"Die Wissenschaft ist der Verstand
der Welt, die Kunst ihre Seele."
Maxim Gorki
Es ist ja schon eigenartig, Theater für eine ganze Stadt, ja eine ganze Region machen zu wollen. Nach sechs Jahren Theaterarbeit und Leben in Gießen kenne ich die Stadt, kenne ich das Umland - geographisch, kulinarisch und auch kulturell. Allerdings muss ich eingestehen, die Menschen, die hier leben und diese Region prägen, natürlich nur zu einem verschwindend kleinen Teil zu kennen. Heterogen ist das Bild der Bevölkerung - ein Bild, wie es heterogener kaum sein kann; ein Mosaik, zusammengesetzt aus verschiedenartigsten Teilen, Teilchen und Gruppen. Unterschiede in regionaler, multinationaler und sozialer Herkunft lassen das Bild der Gießener Bevölkerung bereits in derartig unterschiedlichen Farben schillern, dass - rechnet man dazu noch Parameter wie Alter oder Bildung - die Vermutung nahe liegt, den (proto)typischen Gießener oder Mittelhessen gäbe es gar nicht. Das macht unsere Aufgabe und die Erfüllung unseres selbstverständlichen Anspruchs, alle Menschen in Gießen und Umgebung mit unserer Arbeit erreichen zu wollen, schwer, doch nicht unmöglich, aber für uns vor allem besonders spannend. Denn: Jede Stadt, jede Region ist in aller Verschiedenartigkeit einzigartig, und gerade diese Einzigartigkeit gilt es zu begreifen, aufzunehmen und umzusetzen - ihr in unserer Theaterarbeit Rechnung zu tragen, um so als kultureller Mittelpunkt einer Region tatsächlich mit den Menschen in Dialog zu treten, die in ihr leben, so verschiedenartig sie auch sein mögen.
Unser Dialog-Angebot ist unser Spielplan, der auch in der Spielzeit 2008|2009 wieder in manchen Teilen ganz artig daherkommt - mit großer Oper und spritzig beschwingter Operette, mit klassischen Schauspielen, Komödien und zeitgenössischen Stücken, mit bewegenden Themen im Tanztheater, einem breiten Angebot für die unterschiedlichsten Altersstufen im Kinder- und Jugendtheater und viel Musik in den Konzerten des Philharmonischen Orchesters, das in diesem Jahr sein 75-jähriges Bestehen feiert.

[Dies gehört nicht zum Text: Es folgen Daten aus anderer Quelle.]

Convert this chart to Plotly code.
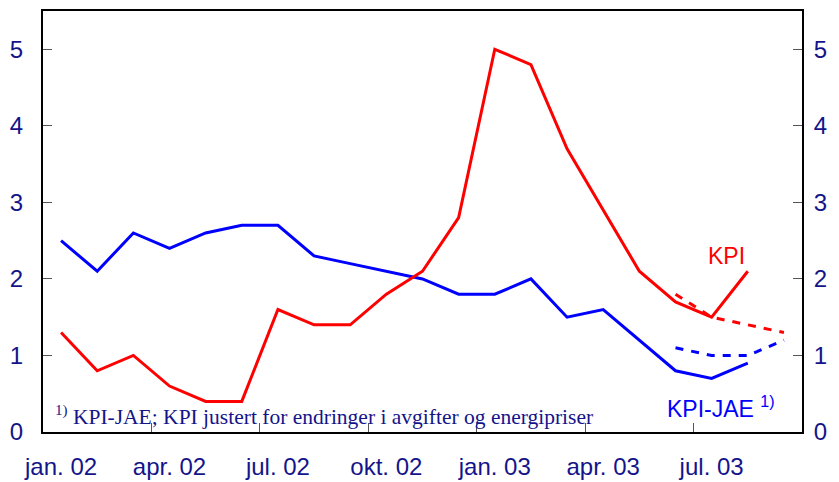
import plotly.graph_objects as go

months = ["jan. 02", "feb. 02", "mar. 02", "apr. 02", "mai 02", "jun. 02", "jul. 02", "aug. 02",
          "sep. 02", "okt. 02", "nov. 02", "des. 02", "jan. 03", "feb. 03", "mar. 03", "apr. 03",
          "mai 03", "jun. 03", "jul. 03", "aug. 03", "sep. 03"]
kpi = [1.3, 0.8, 1.0, 0.6, 0.4, 0.4, 1.6, 1.4, 1.4, 1.8, 2.1, 2.8, 5.0, 4.8, 3.7, 2.9, 2.1, 1.7, 1.5, 2.1]
kpi_jae = [2.5, 2.1, 2.6, 2.4, 2.6, 2.7, 2.7, 2.3, 2.2, 2.1, 2.0, 1.8, 1.8, 2.0, 1.5, 1.6, 1.2, 0.8, 0.7, 0.9]
fc_months = ["jun. 03", "jul. 03", "aug. 03", "sep. 03"]
kpi_fc = [1.8, 1.5, 1.4, 1.3]
kpi_jae_fc = [1.1, 1.0, 1.0, 1.2]
tick_labels = ["jan. 02", "apr. 02", "jul. 02", "okt. 02", "jan. 03", "apr. 03", "jul. 03"]
y_ticks = [0, 1, 2, 3, 4, 5]

idx = {m: i for i, m in enumerate(months)}
navy = "#14148a"
RED = "#ff0000"
BLUE = "#0000ff"

fig = go.Figure()
fig.add_trace(go.Scatter(x=[idx[m] for m in months[:len(kpi_jae)]], y=kpi_jae, mode="lines",
                         line=dict(color=BLUE, width=3), showlegend=False))
fig.add_trace(go.Scatter(x=[idx[m] for m in months[:len(kpi)]], y=kpi, mode="lines",
                         line=dict(color=RED, width=3), showlegend=False))
fig.add_trace(go.Scatter(x=[idx[m] for m in fc_months], y=kpi_fc, mode="lines",
                         line=dict(color=RED, width=3, dash="8px,8px"), showlegend=False))
fig.add_trace(go.Scatter(x=[idx[m] for m in fc_months], y=kpi_jae_fc, mode="lines",
                         line=dict(color=BLUE, width=3, dash="8px,8px"), showlegend=False))
# invisible trace for secondary axes
fig.add_trace(go.Scatter(x=[0], y=[0], xaxis="x2", yaxis="y2", mode="markers",
                         marker=dict(opacity=0), showlegend=False, hoverinfo="skip"))

tfont = dict(family="Liberation Sans, Arial, sans-serif", size=24, color=navy)
label_pos = [idx[m] for m in tick_labels]
boundary_pos = [p - 0.5 for p in label_pos[1:]]

fig.update_layout(
    width=839, height=482,
    margin=dict(l=43, r=37, t=11, b=50, autoexpand=False),
    plot_bgcolor="white", paper_bgcolor="white",
    xaxis=dict(range=[-0.5, 20.5], tickmode="array", tickvals=boundary_pos,
               showticklabels=False, ticks="inside", ticklen=9, tickcolor="#555",
               tickwidth=1, showgrid=False, zeroline=False, showline=True, linecolor="black",
               linewidth=2, mirror=True, automargin=False),
    xaxis2=dict(range=[-0.5, 20.5], overlaying="x", side="bottom", tickmode="array",
                tickvals=label_pos, ticktext=tick_labels, ticks="", showgrid=False,
                zeroline=False, showline=False, tickfont=tfont, ticklabelstandoff=18,
                automargin=False),
    yaxis=dict(range=[0, 5.5], tickmode="array", tickvals=y_ticks, ticks="inside", ticklen=9,
               tickcolor="#555", tickwidth=1, showgrid=False, zeroline=False, showline=True,
               linecolor="black", linewidth=2, tickfont=tfont, ticklabelstandoff=13,
               automargin=False),
    yaxis2=dict(range=[0, 5.5], overlaying="y", side="right", tickmode="array", tickvals=y_ticks,
                ticks="inside", ticklen=9, tickcolor="#555", tickwidth=1, showgrid=False,
                zeroline=False, showline=True, linecolor="black", linewidth=2, tickfont=tfont,
                ticklabelstandoff=5, automargin=False),
)

fig.add_annotation(x=idx["jul. 03"] + 0.4, y=2.3, xref="x", yref="y", text="KPI", showarrow=False,
                   font=dict(family="Liberation Sans, Arial, sans-serif", size=23, color=RED))
fig.add_annotation(x=idx["jul. 03"] + 0.25, y=0.33, xref="x", yref="y",
                   text="KPI-JAE <sup>1)</sup>", showarrow=False,
                   font=dict(family="Liberation Sans, Arial, sans-serif", size=23, color=BLUE))
fig.add_annotation(x=0.013, y=0.0, xref="paper", yref="paper", xanchor="left", yanchor="bottom",
                   yshift=1,
                   text="<sup>1)</sup> KPI-JAE; KPI justert for endringer i avgifter og energipriser",
                   showarrow=False,
                   font=dict(family="Liberation Serif, Times New Roman, serif", size=21.5, color=navy))

fig.write_html("out.html", config={"displayModeBar": False},
               post_script="document.body.style.margin='0';document.body.style.overflow='hidden';")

Unartig sind wir zuweilen in der Umsetzung unserer Themen, in unserem Blick auf die großen bekannten und kleinen unbekannten Bühnenstoffe - ist doch gerade das die Herausforderung, mit Ihnen gemeinsam hinter die Geschichten zu blicken und im Verstehen, Erfahren und Erkennen den eigenen Horizont ein Stückchen zu erweitern.

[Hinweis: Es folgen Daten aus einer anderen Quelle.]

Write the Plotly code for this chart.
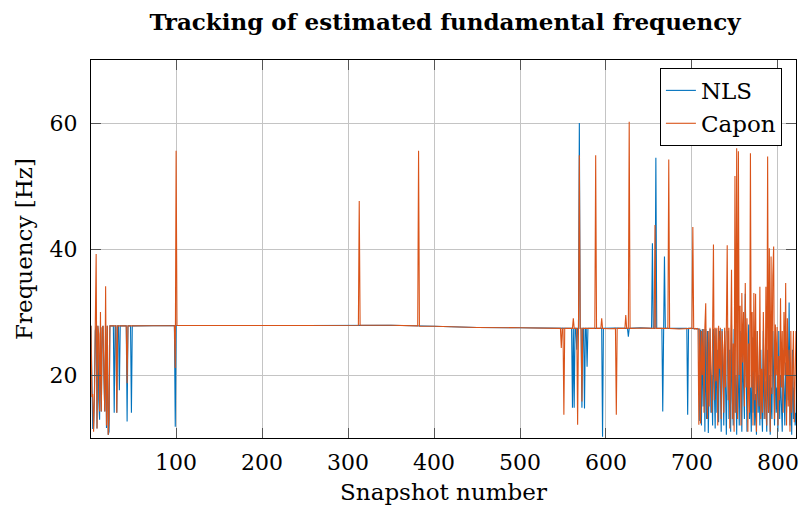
import plotly.graph_objects as go

# ---------------- data ----------------
# early transient, snapshots 1..23
head_snap = list(range(1, 24))
nls_head = [27.8, 16.5, 11.5, 11.5, 16.8, 27.0, 27.8, 11.5, 27.8, 16.0, 12.9, 27.8,
            14.2, 27.5, 27.8, 20.0, 14.2, 27.8, 11.6, 27.8, 10.5, 11.0, 27.8]
capon_head = [27.8, 16.5, 17.0, 11.0, 16.8, 27.0, 39.2, 11.5, 27.8, 26.5, 14.2, 30.0,
              14.2, 27.5, 27.8, 20.0, 14.2, 34.1, 12.0, 27.8, 10.5, 13.0, 27.8]

# steady part, snapshots 24..699 (snapshot, frequency)
nls_mid = [(27, 27.8), (28, 14.0), (29, 27.8), (30, 27.8), (31, 14.0), (32, 27.8), (33, 27.8),
           (34, 17.6), (35, 27.8), (42, 27.8), (43, 12.6), (44, 27.8), (47, 27.8), (48, 14.0),
           (49, 27.8), (98, 27.85), (99, 11.8), (100, 27.85), (101, 27.85), (150, 27.9),
           (200, 27.85), (250, 27.85), (300, 27.9), (350, 27.9), (400, 27.75), (450, 27.55),
           (500, 27.5), (546, 27.45), (560, 27.4), (561, 14.8), (562, 27.4), (563, 14.8),
           (564, 27.4), (565, 27.4), (566, 24.0), (567, 27.4), (568, 27.4), (569, 60.0),
           (570, 27.4), (571, 27.4), (572, 14.8), (573, 27.4), (574, 27.4), (575, 14.7),
           (576, 27.4), (577, 27.4), (578, 21.3), (579, 27.4), (595, 27.4), (596, 10.2),
           (597, 27.4), (610, 27.45), (625, 27.4), (626, 26.1), (627, 27.4), (640, 27.5),
           (653, 27.4), (654, 40.9), (655, 27.4), (657, 27.4), (658, 54.5), (659, 27.4),
           (665, 27.4), (666, 14.2), (667, 27.4), (668, 38.8), (669, 27.4), (680, 27.35),
           (694, 27.4), (695, 13.7), (696, 27.4), (699, 27.4)]
capon_mid = [(27, 27.8), (30, 27.8), (31, 14.0), (32, 27.8), (42, 27.8), (43, 18.7), (44, 27.8),
             (98, 27.85), (99, 21.1), (100, 55.6), (101, 27.85), (150, 27.9), (200, 27.85),
             (250, 27.85), (300, 27.9), (312, 27.9), (313, 47.6), (314, 27.9), (350, 27.9),
             (381, 27.8), (382, 55.6), (383, 27.75), (400, 27.75), (450, 27.55), (500, 27.5),
             (546, 27.45), (547, 27.4), (548, 24.3), (549, 27.4), (550, 27.4), (551, 13.7),
             (552, 27.4), (561, 27.4), (562, 29.0), (563, 27.4), (566, 27.4), (567, 12.1),
             (568, 27.4), (569, 54.9), (570, 27.4), (571, 27.4), (572, 15.8), (573, 27.4),
             (587, 27.4), (588, 54.9), (589, 27.4), (594, 27.4), (595, 29.0), (596, 27.4),
             (605, 27.35), (611, 27.4), (612, 13.7), (613, 27.4), (622, 27.4), (623, 29.5),
             (624, 27.4), (626, 27.4), (627, 60.2), (628, 27.4), (645, 27.45), (656, 27.4),
             (657, 43.8), (658, 27.4), (672, 27.4), (673, 54.2), (674, 27.4), (685, 27.3),
             (699, 27.4)]

# noisy tail, snapshots 700..821
tail_snap = list(range(700, 822))
nls_tail = [27.4, 27.4, 27.3, 27.3, 27.4, 27.3, 27.4, 27.3, 27.3, 12.7,
            27.2, 12.0, 27.3, 15.0, 27.3, 11.0, 27.3, 13.0, 27.0, 10.8,
            22.0, 27.3, 14.0, 20.0, 12.0, 27.3, 18.0, 11.5, 27.3, 14.0,
            24.0, 12.5, 27.0, 16.0, 11.0, 27.3, 19.0, 12.0, 27.0, 15.0,
            10.5, 22.0, 27.0, 13.0, 24.0, 11.0, 28.0, 16.0, 12.0, 27.3,
            14.0, 20.0, 10.5, 25.0, 14.0, 12.0, 27.0, 17.0, 11.0, 24.0,
            19.0, 13.0, 32.9, 15.0, 11.0, 22.0, 28.0, 13.0, 18.0, 11.0,
            26.0, 14.0, 22.0, 12.0, 17.0, 10.5, 27.0, 14.0, 20.0, 12.0,
            24.0, 15.0, 11.0, 27.0, 13.0, 19.0, 16.0, 11.0, 24.0, 14.0,
            20.0, 10.5, 18.0, 13.0, 27.0, 20.8, 12.0, 24.0, 14.0, 18.0,
            11.0, 27.0, 13.0, 20.0, 15.0, 11.0, 24.0, 17.0, 12.0, 22.0,
            14.0, 27.0, 16.0, 31.5, 12.0, 20.0, 10.5, 24.0, 13.0, 18.0,
            12.0, 14.0]
capon_tail = [27.4, 43.5, 27.4, 27.3, 27.4, 27.3, 27.4, 27.3, 12.1, 27.4,
              12.3, 27.0, 20.0, 27.3, 14.0, 27.5, 31.4, 18.0, 13.0, 27.0,
              15.0, 27.5, 22.0, 14.0, 27.0, 40.7, 16.0, 27.5, 19.0, 27.5,
              12.0, 27.8, 21.0, 27.5, 13.0, 27.0, 24.0, 14.0, 27.5, 18.0,
              27.5, 40.6, 16.0, 27.5, 11.5, 28.0, 36.7, 13.0, 25.0, 11.0,
              51.6, 14.0, 56.0, 13.0, 55.5, 20.0, 31.0, 12.0, 33.0, 22.0,
              30.0, 15.0, 34.6, 18.0, 29.0, 11.0, 25.0, 14.0, 55.2, 18.0,
              30.0, 12.0, 33.0, 16.0, 32.9, 11.0, 27.0, 19.0, 15.0, 34.0,
              13.0, 21.0, 14.0, 30.0, 16.0, 13.0, 34.0, 12.0, 54.7, 14.0,
              40.1, 11.0, 38.8, 17.0, 35.7, 40.4, 13.0, 28.0, 20.0, 27.6,
              12.0, 23.0, 16.0, 32.2, 18.0, 27.0, 14.0, 30.0, 20.0, 34.6,
              12.0, 29.0, 15.0, 24.0, 11.0, 27.0, 14.0, 22.0, 27.0, 12.5,
              24.5, 27.0]

x_ticks = [100, 200, 300, 400, 500, 600, 700, 800]
y_ticks = [20, 40, 60]

# ---------------- assemble series ----------------
nls_x = head_snap + [p[0] for p in nls_mid] + tail_snap
nls_y = nls_head + [p[1] for p in nls_mid] + nls_tail
capon_x = head_snap + [p[0] for p in capon_mid] + tail_snap
capon_y = capon_head + [p[1] for p in capon_mid] + capon_tail

FONT = "DejaVu Serif"

fig = go.Figure()
fig.add_trace(go.Scatter(x=nls_x, y=nls_y, mode="lines", name="NLS",
                         line=dict(color="#0072BD", width=1.1)))
fig.add_trace(go.Scatter(x=capon_x, y=capon_y, mode="lines", name="Capon",
                         line=dict(color="#D95319", width=1.1)))

axis_common = dict(
    showline=True, linecolor="black", linewidth=1.3, mirror="ticks",
    ticks="inside", ticklen=10, tickcolor="#555555", tickwidth=1,
    showgrid=True, gridcolor="#c4c4c4", gridwidth=1, zeroline=False,
    tickfont=dict(family=FONT, size=22, color="black"),
)

fig.update_layout(
    width=804, height=510,
    margin=dict(l=91, r=5, t=60, b=72),
    paper_bgcolor="white", plot_bgcolor="white",
    title=dict(text="<b>Tracking of estimated fundamental frequency</b>",
               x=(91 + 799) / 2 / 804, xanchor="center",
               y=1 - 22 / 510, yanchor="middle", yref="container",
               font=dict(family=FONT, size=23, color="black")),
    xaxis=dict(range=[1, 821], tickvals=x_ticks, ticklabelstandoff=4,
               title=dict(text="Snapshot number", standoff=10,
                          font=dict(family=FONT, size=23, color="black")),
               **axis_common),
    yaxis=dict(range=[10, 70], tickvals=y_ticks, ticklabelstandoff=8,
               title=dict(text="Frequency [Hz]", standoff=10,
                          font=dict(family=FONT, size=23, color="black")),
               **axis_common),
    legend=dict(x=0.98, xanchor="right", y=0.979, yanchor="top",
                bgcolor="white", bordercolor="black", borderwidth=1,
                font=dict(family=FONT, size=23, color="black"),
                tracegroupgap=0),
    showlegend=True,
)

fig.write_html("out.html")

Ich lade Sie ein, sich verzaubern, anregen und durchaus auch irritieren zu lassen von den verschiedenartigen Geschichten und Themen, die sich auf unseren Bühnen entfalten; sich mutig an vermeintlich Fremdartiges, neuartige Stücke, unbekannte Autoren und zeitgenössische Komponisten zu wagen, offen zu sein für Ungesehenes und so manch Unerhörtes. Ich wünsche mir, weiterhin mit Ihnen gemeinsam ein wenig das Bild dieser Region zu prägen - wäre das nicht großartig?